Cleopatra was the daughter of Ptolemy XII Auletes, who died in 51BC. By the terms of his will he appointed her joint successor, as Cleopatra VII, with her younger brother as Ptolemy XIII (who was also her husband in name, in the Egyptian manner), but she was ousted by Ptolemy's guardians, and was about to assert her rights when Julius Caesar arrived in Egypt in pursuit of Pompey (48). Caesar took her side, and after the Alexandrine war restored her to the throne (47). She was now Caesar's mistress, and she claimed that Caesarion, a son born to her the following year, was his. She followed Caesar to Rome in 46, but left after his assassination.

After the Battle of Philippi (42), Mark Antony (Marcus Antonius) summoned her to Tarsus in Cilicia; their meeting has been immortalized by Plutarch's account. They spent the following winter in Alexandria, but Antony then married Octavia (40), sister of Octavian (the future Augustus), and did not see Cleopatra again until 37, by which time he had become estranged from his wife. He acknowledged the paternity of the twins (a son and a daughter) Cleopatra had borne him in 40, and a third child was born in 36.

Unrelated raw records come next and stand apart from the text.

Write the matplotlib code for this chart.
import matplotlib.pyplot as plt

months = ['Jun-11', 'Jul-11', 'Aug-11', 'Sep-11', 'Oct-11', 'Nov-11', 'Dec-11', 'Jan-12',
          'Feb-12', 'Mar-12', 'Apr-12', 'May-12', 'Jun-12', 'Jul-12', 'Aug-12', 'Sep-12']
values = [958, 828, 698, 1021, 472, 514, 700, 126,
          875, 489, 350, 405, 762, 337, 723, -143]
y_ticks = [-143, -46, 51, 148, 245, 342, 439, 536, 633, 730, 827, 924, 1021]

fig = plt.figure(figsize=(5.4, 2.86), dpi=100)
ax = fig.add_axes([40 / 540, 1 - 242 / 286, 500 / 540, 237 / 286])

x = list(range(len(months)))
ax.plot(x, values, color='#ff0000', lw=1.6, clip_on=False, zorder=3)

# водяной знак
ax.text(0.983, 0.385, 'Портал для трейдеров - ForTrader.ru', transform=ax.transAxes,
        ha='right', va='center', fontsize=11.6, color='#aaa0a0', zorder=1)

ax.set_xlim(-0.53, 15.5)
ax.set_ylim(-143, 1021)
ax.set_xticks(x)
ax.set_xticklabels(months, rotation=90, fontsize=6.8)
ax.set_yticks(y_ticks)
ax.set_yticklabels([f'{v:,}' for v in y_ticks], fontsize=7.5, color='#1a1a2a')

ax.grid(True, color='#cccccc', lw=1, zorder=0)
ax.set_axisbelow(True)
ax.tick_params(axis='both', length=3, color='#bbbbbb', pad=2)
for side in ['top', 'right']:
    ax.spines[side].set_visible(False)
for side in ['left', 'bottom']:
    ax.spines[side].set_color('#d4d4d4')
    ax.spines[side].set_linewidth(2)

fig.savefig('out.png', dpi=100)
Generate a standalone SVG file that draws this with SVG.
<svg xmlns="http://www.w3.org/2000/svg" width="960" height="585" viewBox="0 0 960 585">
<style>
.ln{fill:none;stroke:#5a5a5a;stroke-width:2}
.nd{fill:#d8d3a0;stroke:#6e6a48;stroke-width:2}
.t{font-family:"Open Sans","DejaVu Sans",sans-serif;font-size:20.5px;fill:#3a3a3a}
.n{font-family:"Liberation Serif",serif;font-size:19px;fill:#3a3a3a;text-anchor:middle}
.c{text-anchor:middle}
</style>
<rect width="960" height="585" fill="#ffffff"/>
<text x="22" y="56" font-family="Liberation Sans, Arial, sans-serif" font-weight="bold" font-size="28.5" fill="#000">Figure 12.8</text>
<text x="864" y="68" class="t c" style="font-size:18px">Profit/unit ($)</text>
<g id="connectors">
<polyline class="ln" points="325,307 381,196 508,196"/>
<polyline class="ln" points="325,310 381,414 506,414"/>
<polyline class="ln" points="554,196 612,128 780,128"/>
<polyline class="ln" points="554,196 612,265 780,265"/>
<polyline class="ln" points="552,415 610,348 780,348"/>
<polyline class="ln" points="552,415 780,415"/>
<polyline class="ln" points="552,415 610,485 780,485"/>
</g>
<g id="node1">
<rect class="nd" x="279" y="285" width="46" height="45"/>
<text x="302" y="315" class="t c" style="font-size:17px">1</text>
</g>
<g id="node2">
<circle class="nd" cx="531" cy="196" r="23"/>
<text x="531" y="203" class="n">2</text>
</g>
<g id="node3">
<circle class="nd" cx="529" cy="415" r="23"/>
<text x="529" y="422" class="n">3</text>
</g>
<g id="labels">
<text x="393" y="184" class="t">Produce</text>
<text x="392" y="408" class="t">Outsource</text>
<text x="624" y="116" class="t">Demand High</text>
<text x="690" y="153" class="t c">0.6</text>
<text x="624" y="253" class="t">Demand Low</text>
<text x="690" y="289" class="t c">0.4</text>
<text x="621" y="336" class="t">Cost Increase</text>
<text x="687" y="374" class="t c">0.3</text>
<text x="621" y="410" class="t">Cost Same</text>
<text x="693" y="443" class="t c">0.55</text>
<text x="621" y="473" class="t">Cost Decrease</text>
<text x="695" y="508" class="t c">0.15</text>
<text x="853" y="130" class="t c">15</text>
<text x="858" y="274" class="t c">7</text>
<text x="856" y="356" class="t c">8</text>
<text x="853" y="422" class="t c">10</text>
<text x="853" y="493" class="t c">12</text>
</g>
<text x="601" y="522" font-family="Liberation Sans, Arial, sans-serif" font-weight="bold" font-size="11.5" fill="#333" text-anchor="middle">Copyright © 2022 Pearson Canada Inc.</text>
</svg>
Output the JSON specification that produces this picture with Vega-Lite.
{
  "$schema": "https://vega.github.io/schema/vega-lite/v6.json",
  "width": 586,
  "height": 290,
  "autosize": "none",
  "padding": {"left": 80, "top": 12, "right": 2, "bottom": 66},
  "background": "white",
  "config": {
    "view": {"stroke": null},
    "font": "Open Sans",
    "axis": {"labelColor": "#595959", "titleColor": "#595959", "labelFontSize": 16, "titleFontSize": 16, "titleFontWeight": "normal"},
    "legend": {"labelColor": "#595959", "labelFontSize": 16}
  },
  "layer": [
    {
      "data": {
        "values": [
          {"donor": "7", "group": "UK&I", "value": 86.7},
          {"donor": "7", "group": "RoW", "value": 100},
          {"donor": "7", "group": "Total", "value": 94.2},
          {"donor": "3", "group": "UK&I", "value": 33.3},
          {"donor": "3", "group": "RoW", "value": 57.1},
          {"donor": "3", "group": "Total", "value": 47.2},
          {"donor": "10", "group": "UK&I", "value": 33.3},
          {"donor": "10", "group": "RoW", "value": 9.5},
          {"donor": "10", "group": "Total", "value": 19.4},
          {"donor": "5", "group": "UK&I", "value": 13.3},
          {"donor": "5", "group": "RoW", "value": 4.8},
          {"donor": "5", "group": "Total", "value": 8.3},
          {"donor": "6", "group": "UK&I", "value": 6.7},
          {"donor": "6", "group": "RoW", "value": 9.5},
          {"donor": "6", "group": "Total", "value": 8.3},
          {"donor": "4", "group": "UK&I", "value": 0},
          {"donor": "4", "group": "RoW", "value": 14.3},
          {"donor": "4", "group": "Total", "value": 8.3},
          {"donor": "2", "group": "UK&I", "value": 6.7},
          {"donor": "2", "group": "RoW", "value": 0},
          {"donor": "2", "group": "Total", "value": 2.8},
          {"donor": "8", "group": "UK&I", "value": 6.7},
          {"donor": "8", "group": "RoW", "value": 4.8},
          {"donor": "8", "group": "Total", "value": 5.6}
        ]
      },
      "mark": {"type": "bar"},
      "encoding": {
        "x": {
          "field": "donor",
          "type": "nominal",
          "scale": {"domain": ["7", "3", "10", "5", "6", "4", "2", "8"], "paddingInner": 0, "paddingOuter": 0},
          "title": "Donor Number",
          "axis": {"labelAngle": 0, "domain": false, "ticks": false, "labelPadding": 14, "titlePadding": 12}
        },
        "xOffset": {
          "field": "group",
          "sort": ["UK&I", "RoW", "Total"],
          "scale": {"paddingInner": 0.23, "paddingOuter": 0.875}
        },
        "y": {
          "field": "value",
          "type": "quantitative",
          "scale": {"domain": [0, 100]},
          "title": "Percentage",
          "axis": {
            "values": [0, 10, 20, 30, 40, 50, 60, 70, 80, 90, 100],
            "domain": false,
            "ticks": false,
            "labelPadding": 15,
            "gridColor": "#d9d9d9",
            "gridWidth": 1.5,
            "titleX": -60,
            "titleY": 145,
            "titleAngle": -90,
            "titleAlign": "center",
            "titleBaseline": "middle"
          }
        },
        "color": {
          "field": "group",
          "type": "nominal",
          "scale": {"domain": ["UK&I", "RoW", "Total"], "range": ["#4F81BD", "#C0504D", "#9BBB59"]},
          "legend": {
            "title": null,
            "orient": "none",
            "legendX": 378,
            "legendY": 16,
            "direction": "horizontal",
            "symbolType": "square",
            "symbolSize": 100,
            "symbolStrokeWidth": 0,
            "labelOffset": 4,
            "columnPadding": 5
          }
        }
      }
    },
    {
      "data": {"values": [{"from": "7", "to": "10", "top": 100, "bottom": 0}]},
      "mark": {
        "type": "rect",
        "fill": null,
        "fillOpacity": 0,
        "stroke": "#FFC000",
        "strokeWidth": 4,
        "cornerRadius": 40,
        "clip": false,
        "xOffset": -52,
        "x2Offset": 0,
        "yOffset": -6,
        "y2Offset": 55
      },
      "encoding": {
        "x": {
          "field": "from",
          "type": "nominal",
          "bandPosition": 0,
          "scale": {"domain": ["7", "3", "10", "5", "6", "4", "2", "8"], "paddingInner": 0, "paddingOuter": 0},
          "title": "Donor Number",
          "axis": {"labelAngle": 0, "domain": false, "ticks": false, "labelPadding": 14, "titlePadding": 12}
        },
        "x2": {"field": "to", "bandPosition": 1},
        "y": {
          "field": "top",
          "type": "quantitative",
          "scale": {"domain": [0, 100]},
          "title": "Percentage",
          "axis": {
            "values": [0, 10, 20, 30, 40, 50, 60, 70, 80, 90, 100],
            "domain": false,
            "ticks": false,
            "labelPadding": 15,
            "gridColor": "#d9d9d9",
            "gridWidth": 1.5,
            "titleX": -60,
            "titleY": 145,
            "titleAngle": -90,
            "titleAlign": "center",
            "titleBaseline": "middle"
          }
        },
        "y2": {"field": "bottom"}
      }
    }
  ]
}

From this time their personal and political careers were linked, although how far their aims coincided is not easy to determine. Cleopatra's ambition was most probably to achieve the restoration of Ptolemaic power. But Antony's position in the East and his relations with Cleopatra were ambiguous and susceptible to distortion for propaganda purposes, especially by Octavian, who was brilliantly successful in swaying Roman public opinion against his absent rival. War was declared against Cleopatra, who was presented as a threat to the power of Rome, and after the Battle of Actium (31), in which they were defeated, Antony and Cleopatra fled to Egypt. When Octavian appeared before Alexandria, Cleopatra opened negotiations with him to try to save her dynasty. Antony, misled by a false report of Cleopatra's death, committed suicide by falling on his sword. Finding that she could not move Octavian, and unwilling to bear the shame of being taken to Rome to be paraded in his triumph, she is said to have killed herself by causing an asp (the Egyptian symbol of royalty) to bite her breast.

Bibliography: Lucy Hughes-Hallett, Cleopatra (1990); Jack Lindsay, Cleopatra (1971); Hans Volkmann, Kleopatra (1953, Eng trans Cleopatra: A Study in Politics and Propaganda, 1958).


Plutarch's description of Cleopatra at Tarsus: 'Her beauty was not of that incomparable kind which instantly captivates the beholder. But the charm of her presence was irresistible, and there was an attraction in her person and her talk, together with a peculiar force of character which pervaded every word and action, and laid all who associated with her under its spell. It was a delight merely to hear the sound of her voice, with which, like an instrument of many strings, she could pass from one language to another, so that in her interviews with foreigners she seldom required an interpreter, but conversed with them quite unaided, whether they were Ethiopians, Troglodytes, Hebrews, Arabians, Syrians, Medes, or Parthians.' (Plutarch, Mark Antony, 27, translated by I Scott Kilvert, 1965).